- _PROVIDED INFORMATION_
-- begin --

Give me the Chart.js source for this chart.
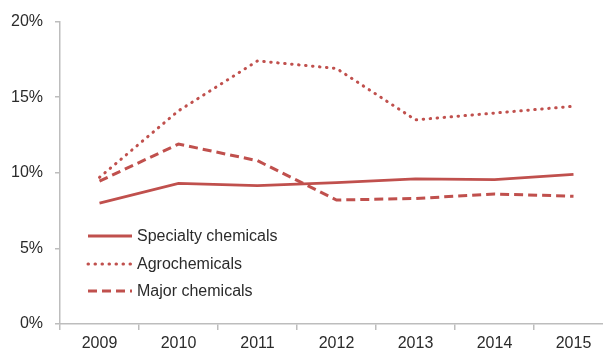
<!DOCTYPE html>
<html lang="en">
<head>
    <meta charset="UTF-8">
    <title>Chemicals growth</title>
    <style>
        html, body {
            margin: 0;
            padding: 0;
            background: #fff;
            overflow: hidden;
        }
        #wrap {
            width: 603px;
            height: 351px;
            overflow: hidden;
        }
    </style>
    <script src="https://cdn.jsdelivr.net/npm/chart.js@4"></script>
</head>
<body>
    <div id="wrap"><canvas id="growthChart" width="614" height="351"></canvas></div>
    <script>
        // Values (percent)
        const years = ['2009', '2010', '2011', '2012', '2013', '2014', '2015'];
        const specialty = [8.0, 9.3, 9.15, 9.35, 9.6, 9.55, 9.9];
        const agro = [9.7, 14.1, 17.4, 16.9, 13.5, 13.95, 14.4];
        const major = [9.45, 11.9, 10.8, 8.2, 8.3, 8.6, 8.45];
        const yTicks = [0, 5, 10, 15, 20];

        const red = '#c0504d';
        const axisGrey = '#bdbdbd';
        const textColor = '#2b2b2b';
        const fontFamily = '"Liberation Sans", Arial, sans-serif';

        // legend drawn inside the plot, lower left
        const innerLegend = {
            id: 'innerLegend',
            afterDraw(chart) {
                const ctx = chart.ctx;
                const x0 = 88, x1 = 132, tx = 137;
                const rows = [236, 264, 291];
                ctx.save();
                chart.data.datasets.forEach((ds, i) => {
                    const y = rows[i];
                    ctx.strokeStyle = ds.borderColor;
                    ctx.lineWidth = ds.borderWidth;
                    ctx.lineCap = ds.borderCapStyle || 'butt';
                    ctx.setLineDash(ds.borderDash || []);
                    ctx.beginPath();
                    ctx.moveTo(x0, y);
                    ctx.lineTo(x1, y);
                    ctx.stroke();
                    ctx.setLineDash([]);
                    ctx.fillStyle = textColor;
                    ctx.font = '16px ' + fontFamily;
                    ctx.textBaseline = 'middle';
                    ctx.textAlign = 'left';
                    ctx.fillText(ds.label, tx, y + 1);
                });
                ctx.restore();
            }
        };

        const ctx = document.getElementById('growthChart').getContext('2d');
        new Chart(ctx, {
            type: 'line',
            data: {
                labels: years,
                datasets: [
                    {
                        label: 'Specialty chemicals',
                        data: specialty,
                        borderColor: red,
                        borderWidth: 2.8,
                        pointRadius: 0,
                        tension: 0,
                        fill: false
                    },
                    {
                        label: 'Agrochemicals',
                        data: agro,
                        borderColor: red,
                        borderWidth: 3,
                        borderDash: [0.5, 6.5],
                        borderCapStyle: 'round',
                        pointRadius: 0,
                        tension: 0,
                        fill: false
                    },
                    {
                        label: 'Major chemicals',
                        data: major,
                        borderColor: red,
                        borderWidth: 3,
                        borderDash: [9, 5],
                        pointRadius: 0,
                        tension: 0,
                        fill: false
                    }
                ]
            },
            options: {
                responsive: false,
                animation: false,
                layout: {
                    // the right edge of the last category is cropped off in the picture
                    padding: { left: 0, right: 1, top: 21, bottom: 0 }
                },
                plugins: {
                    legend: { display: false },
                    tooltip: { enabled: false }
                },
                scales: {
                    x: {
                        type: 'category',
                        offset: true,
                        border: { color: axisGrey, width: 1.5 },
                        grid: {
                            offset: true,
                            drawOnChartArea: false,
                            color: axisGrey,
                            lineWidth: 1.5,
                            tickLength: 6
                        },
                        ticks: {
                            color: textColor,
                            font: { family: fontFamily, size: 16 },
                            padding: 4,
                            maxRotation: 0
                        },
                        afterFit(scale) {
                            scale.height = 27;
                        }
                    },
                    y: {
                        min: 0,
                        max: 20,
                        border: { color: axisGrey, width: 1.5 },
                        grid: {
                            drawOnChartArea: false,
                            color: axisGrey,
                            lineWidth: 1.5,
                            tickLength: 5
                        },
                        afterBuildTicks(scale) {
                            scale.ticks = yTicks.map(v => ({ value: v }));
                        },
                        ticks: {
                            color: textColor,
                            font: { family: fontFamily, size: 16 },
                            padding: 12,
                            callback: v => v + '%'
                        },
                        afterFit(scale) {
                            scale.width = 60;
                        }
                    }
                }
            },
            plugins: [innerLegend]
        });
    </script>
</body>
</html>
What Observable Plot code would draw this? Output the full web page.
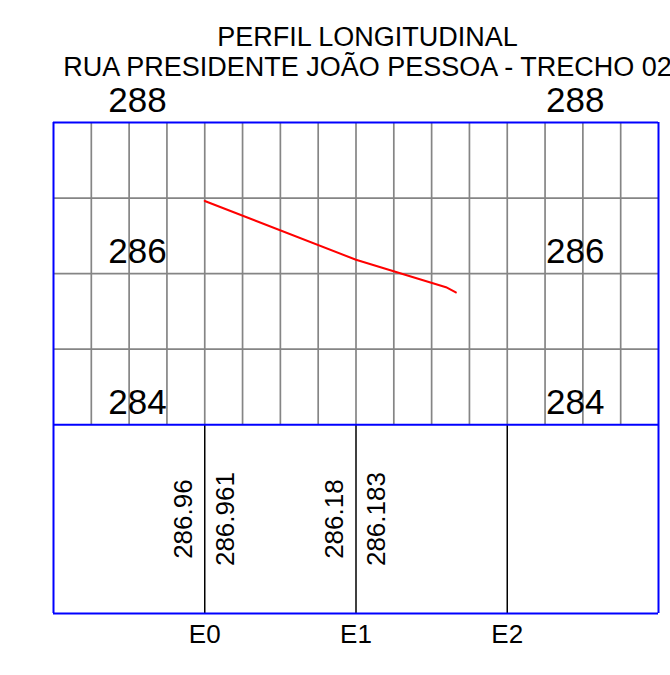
<!DOCTYPE html>
<html>
<head>
<meta charset="utf-8">
<script src="https://cdn.jsdelivr.net/npm/d3@7"></script>
<script src="https://cdn.jsdelivr.net/npm/@observablehq/plot@0.6"></script>
<style>
  html, body { margin: 0; padding: 0; background: #fff; overflow: hidden; }
  #wrap { position: relative; width: 670px; height: 675px; overflow: hidden; }
  #title { position: absolute; left: 367.5px; top: 0; transform: translateX(-50%); white-space: nowrap;
           font-family: "Liberation Sans", Arial, sans-serif; font-size: 27px; text-align: center; color: #000; }
  #title div { height: 30px; }
  #title .l1 { position: absolute; left: 50%; transform: translateX(-50%); top: 22px; }
  #title .l2 { position: relative; top: 52px; }
  #chart { position: absolute; left: 0; top: 0; }
</style>
</head>
<body>
<div id="wrap">
  <div id="chart"></div>
  <div id="title"><div class="l1">PERFIL LONGITUDINAL</div><div class="l2">RUA PRESIDENTE JOÃO PESSOA - TRECHO 02</div></div>
</div>
<script>
// Stations (distance in m) and names
const stations = [0, 20, 40];
const stationNames = ["E0", "E1", "E2"];
// Horizontal extent of the profile sheet (m)
const xDomain = [-20, 60];
const gridStep = 5;
// Elevation extent of profile grid and label elevations
const elevMin = 284, elevMax = 288;
const elevLabels = [284, 286, 288];
const bandBottom = 281.5; // lower edge of the data band below the profile
// Profile (red line): distance, elevation
const profileX = [0, 20, 31.9, 33.2];
const profileY = [286.961, 286.183, 285.82, 285.75];
// Elevation annotations in band: station, offset side, text
const annStation = [0, 0, 20, 20];
const annSide = [-1, 1, -1, 1];
const annText = ["286.96", "286.961", "286.18", "286.183"];

const gridX = d3.range(xDomain[0] + gridStep, xDomain[1], gridStep);
const gridY = d3.range(elevMin + 1, elevMax, 1);
const profile = profileX.map((x, i) => ({x, y: profileY[i]}));
const ann = annText.map((t, i) => ({x: annStation[i], side: annSide[i], t}));
const bandMid = (elevMin + bandBottom) / 2;
const labelPos = [xDomain[0] + 11.1, xDomain[1] - 11];
const elevLab = [];
for (const e of elevLabels) for (const x of labelPos) elevLab.push({x, e});

const font = "Liberation Sans, Arial, sans-serif";
const plot = Plot.plot({
  width: 670,
  height: 675,
  marginTop: 122,
  marginBottom: 62,
  marginLeft: 53,
  marginRight: 12,
  style: {fontFamily: font, background: "white", color: "black"},
  x: {domain: xDomain},
  y: {domain: [bandBottom, elevMax], axis: null},
  marks: [
    Plot.ruleX(gridX, {y1: elevMin, y2: elevMax, stroke: "#858585", strokeWidth: 1.7}),
    Plot.ruleY(gridY, {x1: xDomain[0], x2: xDomain[1], stroke: "#858585", strokeWidth: 1.7}),
    Plot.ruleX(stations, {y1: bandBottom, y2: elevMin, stroke: "black", strokeWidth: 1.5}),
    Plot.ruleY([elevMax, elevMin, bandBottom], {x1: xDomain[0], x2: xDomain[1], stroke: "#0000ff", strokeWidth: 2}),
    Plot.ruleX(xDomain, {y1: bandBottom, y2: elevMax, stroke: "#0000ff", strokeWidth: 2}),
    Plot.line(profile, {x: "x", y: "y", stroke: "#ff0000", strokeWidth: 2}),
    Plot.text(elevLab, {x: "x", y: "e", text: d => String(d.e), fontSize: 35, lineAnchor: "bottom", dy: -11, fill: "black", fontFamily: font}),
    Plot.text(ann.filter(d => d.side < 0), {x: "x", y: () => bandMid, text: "t", rotate: -90, fontSize: 26, dx: -21, fill: "black", fontFamily: font}),
    Plot.text(ann.filter(d => d.side > 0), {x: "x", y: () => bandMid, text: "t", rotate: -90, fontSize: 26, dx: 21, fill: "black", fontFamily: font}),
    Plot.axisX(stations, {tickFormat: (d, i) => stationNames[stations.indexOf(d)], tickSize: 0, tickPadding: 11, fontSize: 26, label: null, fontFamily: font})
  ]
});
document.getElementById("chart").appendChild(plot);
</script>
</body>
</html>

-- end --

- _GOAL OF THE EXERCISE_
Your answer should be a single number: how many lines of the material contain the word "this".

- _RESPONSE TO THE EXERCISE_
2